While dad worries about the heating, each son comes tethered to one particular concern or epithet: Matt is still reeling under the weight of student loans. Jake is trying to make peace with a world built on a rigged system of privilege of which he is a living, breathing example (the guys even play a board game, Privilege, which amounts to Monopoly given a serious conceptual overhaul). Drew can't escape the onetime description of him as "shit baby" for reasons we hardly need to go into here, beyond pointing out that Miller's fraternal drama, The Price, was never like this even if the familial template on view is instantly familiar.

The actors are all terrific, the fiercely electric Mugnaioni especially so in a role that makes full use of his singularly springy energy. (He's amazing in the play's extended dance break.) And you have to commend the commitment of all concerned, from Tatum navigating the difficult upper reaches of the Christmas carol "O Holy Night" to the three siblings leaping and vaulting into position on the sofa that gets a workout at the centre of Suzu Sakai's set.

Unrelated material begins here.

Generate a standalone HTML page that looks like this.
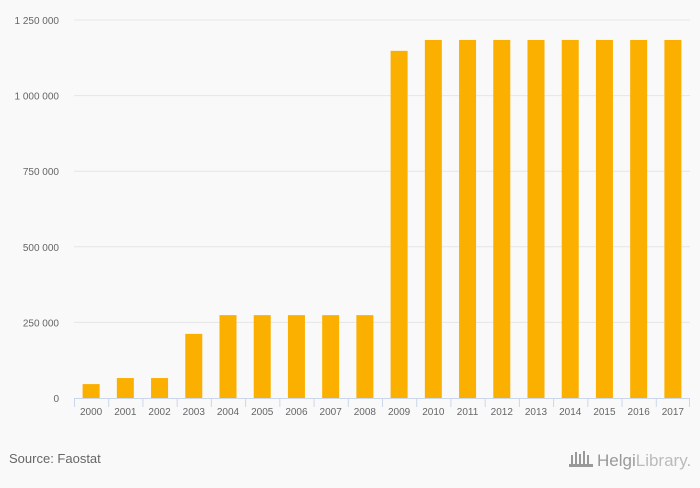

What issues I have come from a feeling that Lee's provocative structure doesn't deliver fully on its promise, allowing the play less to come to a natural end than simply to stop, when surely the opportunity is there to merge the two worlds of the family and the more raucous Persons at Large. It's odd, too, to hear Jake refer in passing to a mixed-race marriage now-ended which seems worthy of exploration all its own, rather than being left to hang in the air like a random biographical extra. 

That said, I love the audaciousness of Lee's construct and the vibrancy with which it has been realised on this occasion. "I don't know anything," Matt says more than once, as he implodes in front of his family, but Straight White Men knows a helluva lot and should spur conversation, if not quite a wrestling match, all the way home.